Treaty of Alcaraz
- Type: Protectorate agreement
- Signed: April 2, 1243
- Location: Alcaraz, Crown of Castile
- Parties: Alfonso X of Castile (on behalf of Ferdinand III of Castile) and the Muslim noble families of the Emirate of Murcia
- Language: Medieval Spanish, Arabic

= Treaty of Alcaraz =

The Treaty of Alcaraz was an agreement signed in Alcaraz around April 2, 1243, between Alfonso of Castile – the future Alfonso X – acting on behalf of Ferdinand III of Castile, and several representatives of the Muslim noble families of the Emirate of Murcia.

== The treaty ==

The Hudid Emirate of Murcia suffered internal instability following the assassination of Ibn Hud in 1238. By early 1243, the emir of Murcia, Muhammad ibn Muhammad ibn Hud Baha al-Dawla, faced a dual threat from the Order of Santiago and the Nasrid Kingdom of Granada. Pressured by these dangers, he proposed vassalage to Castile, sending his son as an emissary to Burgos.

The treaty was signed in April 1243 at the Shrine of Our Lady of Cortes in the Castilian town of Alcaraz, The treaty established a Castilian protectorate over the Emirate of Murcia, including the following terms:

- The Murcian rulers accepted vassalage to the Castilian monarch.
- Castilian troops would occupy the fortresses of the region.
- Castile would collect a portion of the region's taxes.
- In return, the Muslim population's religious practices and property rights would be respected.
- Muslim governors would be allowed to continue governing under Castilian oversight.

== Subsequent events ==

The cities of Lorca, Mula, and Cartagena refused to accept the treaty. Lorca and Mula were conquered in 1244, while Cartagena fell to Alfonso in the spring of 1245, with the naval assistance of a fleet from the Cantabrian coast.

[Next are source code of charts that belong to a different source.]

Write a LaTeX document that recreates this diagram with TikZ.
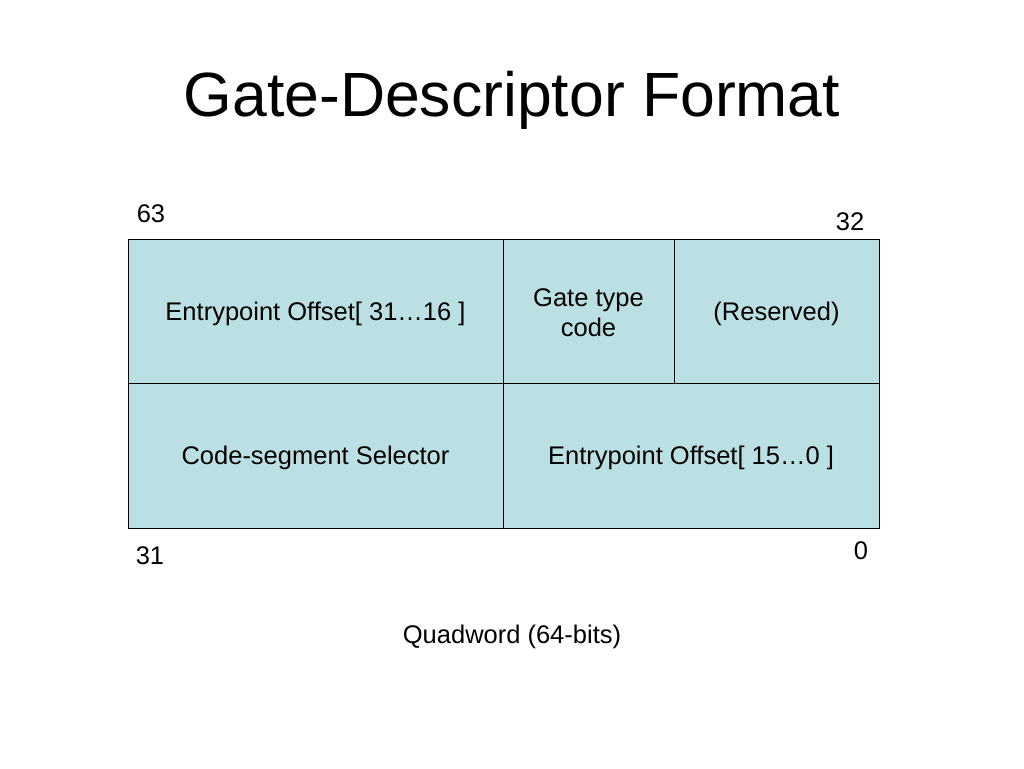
\documentclass[tikz,border=0pt]{standalone}
\usepackage{fontspec}
\setmainfont{Liberation Sans}
\newlength{\du}
\setlength{\du}{1pt}
\tikzset{celltext/.style={font=\fontsize{25.5}{30}\selectfont}}
\begin{document}
\begin{tikzpicture}
\pgftransformxscale{1.000000}
\pgftransformyscale{-1.000000}
\useasboundingbox (0\du,0\du) rectangle (1024\du,768\du);
\definecolor{dialinecolor}{rgb}{0.733000, 0.878000, 0.890000}
\pgfsetfillcolor{dialinecolor}
\definecolor{dialinecolor}{rgb}{0.000000, 0.000000, 0.000000}
\pgfsetstrokecolor{dialinecolor}
\pgfsetlinewidth{1.000000\du}
\pgfsetdash{}{0pt}
% title
\node[font=\fontsize{62.5}{70}\selectfont] (title) at (512.000000\du,100.000000\du){Gate-Descriptor Format};
% upper doubleword
\filldraw (128.000000\du,239.000000\du)--(128.000000\du,383.000000\du)--(503.000000\du,383.000000\du)--(503.000000\du,239.000000\du)--cycle;
\node[celltext] (offhigh) at (315.500000\du,313.500000\du){Entrypoint Offset[ 31…16 ]};
\filldraw (503.000000\du,239.000000\du)--(503.000000\du,383.000000\du)--(674.000000\du,383.000000\du)--(674.000000\du,239.000000\du)--cycle;
\node[celltext,align=center] (gatetype) at (588.500000\du,312.500000\du){Gate type\\code};
\filldraw (674.000000\du,239.000000\du)--(674.000000\du,383.000000\du)--(879.000000\du,383.000000\du)--(879.000000\du,239.000000\du)--cycle;
\node[celltext] (reserved) at (776.500000\du,313.500000\du){(Reserved)};
% lower doubleword
\filldraw (128.000000\du,383.000000\du)--(128.000000\du,528.000000\du)--(503.000000\du,528.000000\du)--(503.000000\du,383.000000\du)--cycle;
\node[celltext] (selector) at (315.500000\du,457.500000\du){Code-segment Selector};
\filldraw (503.000000\du,383.000000\du)--(503.000000\du,528.000000\du)--(879.000000\du,528.000000\du)--(879.000000\du,383.000000\du)--cycle;
\node[celltext] (offlow) at (691.000000\du,457.500000\du){Entrypoint Offset[ 15…0 ]};
% bit numbers
\node[celltext] (bitsixtythree) at (151.000000\du,214.000000\du){63};
\node[celltext] (bitthirtytwo) at (850.000000\du,222.000000\du){32};
\node[celltext] (bitthirtyone) at (150.000000\du,556.000000\du){31};
\node[celltext] (bitzero) at (861.000000\du,551.000000\du){0};
\node[celltext] (quadword) at (512.000000\du,636.500000\du){Quadword (64-bits)};
\end{tikzpicture}
\end{document}
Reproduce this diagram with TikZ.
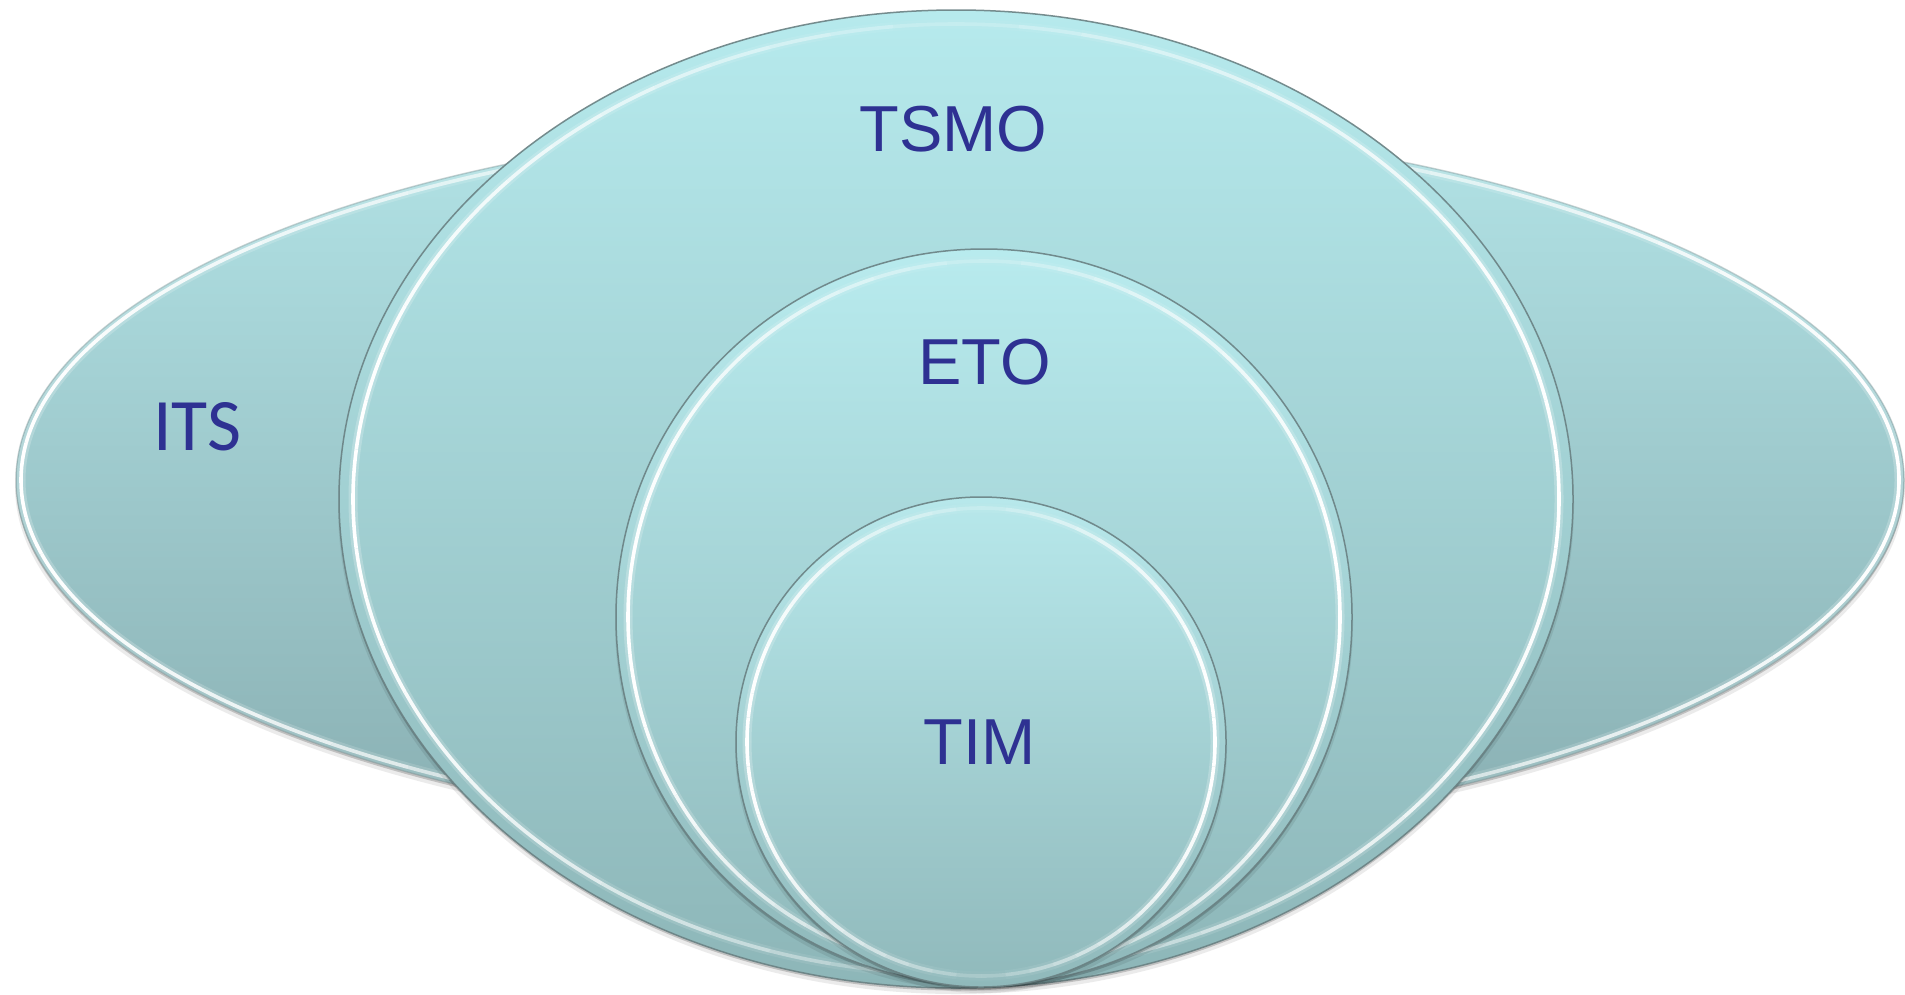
\documentclass[tikz,border=0pt]{standalone}
\usepackage{fontspec}
\setmainfont{Liberation Sans}
\newfontfamily\itsfont{Carlito}
\definecolor{txt}{HTML}{2E3192}
\definecolor{edgegray}{HTML}{6A8183}
\definecolor{itstop}{HTML}{B2E3E6}
\definecolor{itsbot}{HTML}{89AFB2}
\definecolor{tsmotop}{HTML}{B6EAED}
\definecolor{tsmobot}{HTML}{8DB6B8}
\definecolor{etotop}{HTML}{B8EBEE}
\definecolor{etobot}{HTML}{8FB8BA}
\definecolor{timtop}{HTML}{B7E8EB}
\definecolor{timbot}{HTML}{90B9BB}
\newcommand\bevelring[4]{%
  \pgfmathsetmacro\brx{#3}\pgfmathsetmacro\bry{#4}%
  \foreach \a in {0,6,...,354}{%
    \pgfmathsetmacro\op{0.15+0.85*abs(cos(\a+3))}%
    \draw[white,line width=9pt,opacity=0.22*\op] ({#1+\brx*cos(\a)},{#2+\bry*sin(\a)}) arc[start angle=\a,end angle=\a+6,x radius=\brx,y radius=\bry];
    \draw[white,line width=3.6pt,opacity=\op] ({#1+\brx*cos(\a)},{#2+\bry*sin(\a)}) arc[start angle=\a,end angle=\a+6,x radius=\brx,y radius=\bry];
  }}
\newcommand\vennshape[8]{%
  \fill[black,opacity=.08] (#1,#2+6) ellipse[x radius=#3+1,y radius=#4];
  \fill[black,opacity=.18] (#1,#2+2.5) ellipse[x radius=#3,y radius=#4];
  \shade[top color=#6,bottom color=#7] (#1,#2) ellipse[x radius=#3,y radius=#4];
  \draw[draw=edgegray,line width=1.5pt,draw opacity=#8] (#1,#2) ellipse[x radius=#3,y radius=#4];
  \bevelring{#1}{#2}{#3-#5}{#4-#5}%
}
\begin{document}
\begin{tikzpicture}[x=1pt,y=-1pt,
  lbl/.style={text=txt,inner sep=0pt,anchor=base,font=\fontsize{65}{78}\selectfont}]
\useasboundingbox (0,0) rectangle (1905,994);
\fill[white] (0,0) rectangle (1905,994);
% ITS
\vennshape{960}{480}{944}{360}{5}{itstop}{itsbot}{0.35}
% TSMO
\vennshape{956}{499}{617}{489}{14}{tsmotop}{tsmobot}{0.9}
% ETO
\vennshape{984}{617}{368}{368}{12}{etotop}{etobot}{0.9}
% TIM
\vennshape{981}{742}{245}{245}{11}{timtop}{timbot}{0.9}
\node[lbl,font=\itsfont\fontsize{74}{88}\selectfont] (its) at (197.5,450) {ITS};
\node[lbl] (tsmo) at (953.5,151) {TSMO};
\node[lbl] (eto) at (984.5,384) {ETO};
\node[lbl] (tim) at (979.5,764) {TIM};
\end{tikzpicture}
\end{document}
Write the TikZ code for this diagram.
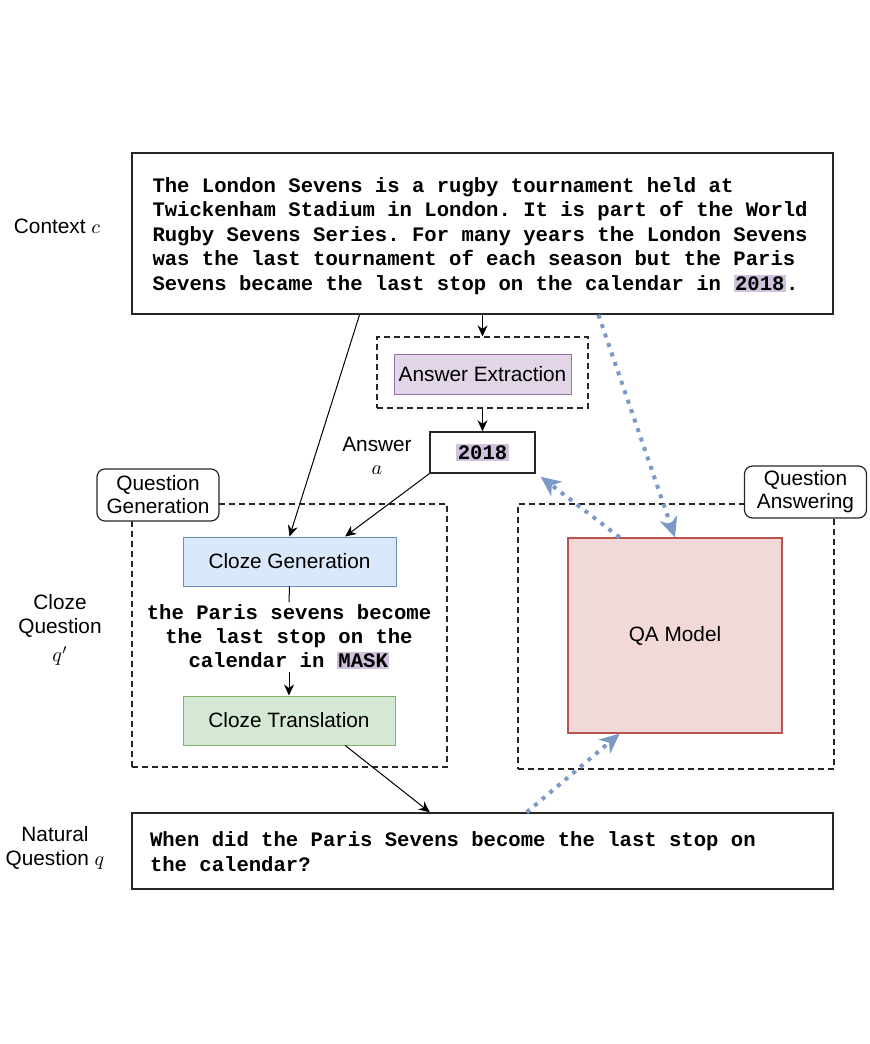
\documentclass[tikz,border=0pt]{standalone}
\usepackage{fontspec}
\setmainfont{Liberation Sans}
\setmonofont{Liberation Mono}
\usetikzlibrary{arrows.meta,positioning,calc}
\definecolor{hlpurple}{RGB}{208,194,222}
\definecolor{aefill}{HTML}{E1D5E7}
\definecolor{aedraw}{HTML}{9673A6}
\definecolor{cgfill}{HTML}{DAE8FC}
\definecolor{cgdraw}{HTML}{6C8EBF}
\definecolor{ctfill}{HTML}{D5E8D4}
\definecolor{ctdraw}{HTML}{82B366}
\definecolor{qafill}{HTML}{F2D9D8}
\definecolor{qadraw}{HTML}{B85450}
\definecolor{dotblue}{RGB}{124,153,200}
\newcommand{\hl}[1]{{\setlength{\fboxsep}{0.8pt}\colorbox{hlpurple}{#1}}}
\newcommand{\leftlines}[2]{\raisebox{-1.5pt}[\height][\depth]{\makebox[#1][l]{\begin{tabular}{@{}l@{}}#2\end{tabular}}}}

\begin{document}
\begin{tikzpicture}[
  x=0.5pt, y=-0.5pt,
  font=\fontsize{10.4}{12}\selectfont,
  box/.style={draw=black!85, line width=0.7pt, inner sep=0pt},
  ttbox/.style={box, font=\fontsize{10.3}{12.25}\selectfont\ttfamily\bfseries},
  proc/.style={draw, line width=0.5pt, inner sep=0pt, minimum width=106.5pt, minimum height=24.5pt},
  dbox/.style={draw=black!85, line width=0.6pt, dash pattern=on 3pt off 2pt, inner sep=0pt},
  lbl/.style={draw=black!85, line width=0.6pt, rounded corners=4pt, fill=white, align=center,
    minimum width=61pt, minimum height=26pt, inner sep=0pt, font=\fontsize{10.4}{11.5}\selectfont},
  side/.style={align=center},
  arr/.style={-{Stealth[length=5.5pt,width=5pt]}, line width=0.5pt},
  qaarr/.style={-{Stealth[length=10pt,width=9pt,inset=3pt]}, dotblue, line width=2pt,
    dash pattern=on 2pt off 3pt}
]
\useasboundingbox (0,0) rectangle (870,1044);

\node[box, ttbox, minimum width=350.5pt, minimum height=80.5pt] (ctx) at (482.5,233.5)
  {\leftlines{330pt}{The London Sevens is a rugby tournament held at\\
   Twickenham Stadium in London. It is part of the World\\
   Rugby Sevens Series. For many years the London Sevens\\
   was the last tournament of each season but the Paris\\
   Sevens became the last stop on the calendar in \hl{2018}.}};
\node[side] (ctxlbl) at (57,226) {Context $c$};

\node[dbox, minimum width=105.5pt, minimum height=35.5pt] (aebox) at (482.5,372.5) {};
\node[proc, fill=aefill, draw=aedraw, minimum width=88.5pt, minimum height=20pt] (ae) at (482.5,374) {Answer Extraction};

\node[box, minimum width=52.5pt, minimum height=20.5pt, font=\fontsize{10.3}{12}\selectfont\ttfamily\bfseries] (ans) at (482.5,452.5) {\hl{2018}};
\node[side, font=\fontsize{10.4}{11.5}\selectfont] (anslbl) at (377,456) {Answer\\$a$};

\node[dbox, minimum width=157.5pt, minimum height=131.5pt] (qg) at (289.5,635.5) {};
\node[dbox, minimum width=158pt, minimum height=132.5pt] (qa) at (676,636.5) {};
\node[lbl] (qglbl) at (158,495) {Question\\Generation};
\node[lbl] (qalbl) at (805.5,492) {Question\\Answering};

\node[proc, fill=cgfill, draw=cgdraw] (cg) at (289.5,561.5) {Cloze Generation};
\node[align=center, inner sep=1pt, font=\fontsize{10.3}{12}\selectfont\ttfamily\bfseries] (cloze) at (289,637)
  {the Paris sevens become\\the last stop on the\\calendar in \hl{MASK}};
\node[proc, fill=ctfill, draw=ctdraw, minimum width=106pt] (ct) at (289,720.5) {Cloze Translation};
\node[side] (clozelbl) at (60,630) {Cloze\\Question\\[2pt]$q'$};

\node[proc, fill=qafill, draw=qadraw, line width=0.6pt, minimum width=107pt, minimum height=97.5pt] (model) at (675,635.5) {QA Model};

\node[box, ttbox, minimum width=350.5pt, minimum height=38pt] (nq) at (482.5,851)
  {\leftlines{332.5pt}{When did the Paris Sevens become the last stop on\\the calendar?}};
\node[side] (nqlbl) at (55,848) {Natural\\Question $q$};

\draw[arr] (ctx.south) -- (aebox.north);
\draw[arr] (aebox.south) -- (ans.north);
\draw[arr] ($(ctx.south west)!0.325!(ctx.south east)$) -- (cg.north);
\draw[arr] (ans.south west) -- ($(cg.north west)!0.76!(cg.north east)$);
\draw[line width=0.5pt] (cg.south) -- (cloze.north);
\draw[arr] (cloze.south) -- (ct.north);
\draw[arr] ($(ct.south west)!0.764!(ct.south east)$) -- ($(nq.north west)!0.425!(nq.north east)$);

\draw[qaarr] ($(ctx.south west)!0.665!(ctx.south east)$) -- (model.north);
\draw[qaarr] ($(model.north west)!0.243!(model.north east)$) -- ($(ans.south east)+(5,3)$);
\draw[qaarr] ($(nq.north west)!0.563!(nq.north east)$) -- ($(model.south west)!0.243!(model.south east)$);
\end{tikzpicture}
\end{document}
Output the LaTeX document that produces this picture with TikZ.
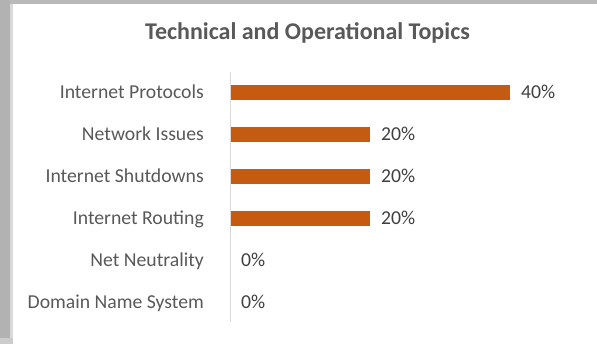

Christians became a majority within the city as immigrants came from all parts of Iberia with Muslims confined to the suburb of Arrixaca. The Mudéjar revolt of 1264-1266 in the Kingdom of Murcia effectively nullified any obligations that King Alfonso X "the Wise" had to honor the treaty's terms.

== Bibliography ==

- Carrión Gutiérrez, José Miguel (1997). Conociendo a Alfonso X el Sabio. Editora Regional de Murcia. ISBN 8475641938.
- Guichard, Pierre (2001). Al-Andalus frente a la conquista cristiana: los musulmanes de Valencia, siglos XI-XIII. Universitat de València. ISBN 8470308521.
- Martínez Díez, Gonzalo (2002). "Las villas marítimas castellanas: origen y régimen jurídico." In El Fuero de Laredo en el octavo centenario de su concesión. Universidad de Cantabria. ISBN 8481023035, pp. 45–86.
- Molina López, Emilio (1981). "El gobierno de Zayyân B. Mardanîs en Murcia (1239-1241)." Miscelánea Medieval Murciana, vol. 7, pp. 157–182. ISSN 0210-4903.
- Molina López, Emilio (1986). "Por una cronología histórica sobre el Šarq Al-Andalus (s. XIII)." Sharq al-Andalus, no. 3, pp. 39–55. ISSN 0213-3482.
- Torres Fontes, Juan (1995-1996). "Del tratado de Alcaraz al de Almizra. De la tenencia al señorío (1243-1244)." Miscelánea Medieval Murciana, vol. 19-20, pp. 279–302. ISSN 0210-4903.
- Torres Fontes, Juan (2002-2003). "Alcaraz y la cantiga CLXXVIII." Alcanate: Revista de estudios Alfonsíes, no. 3, pp. 255–270. ISSN 1579-0576.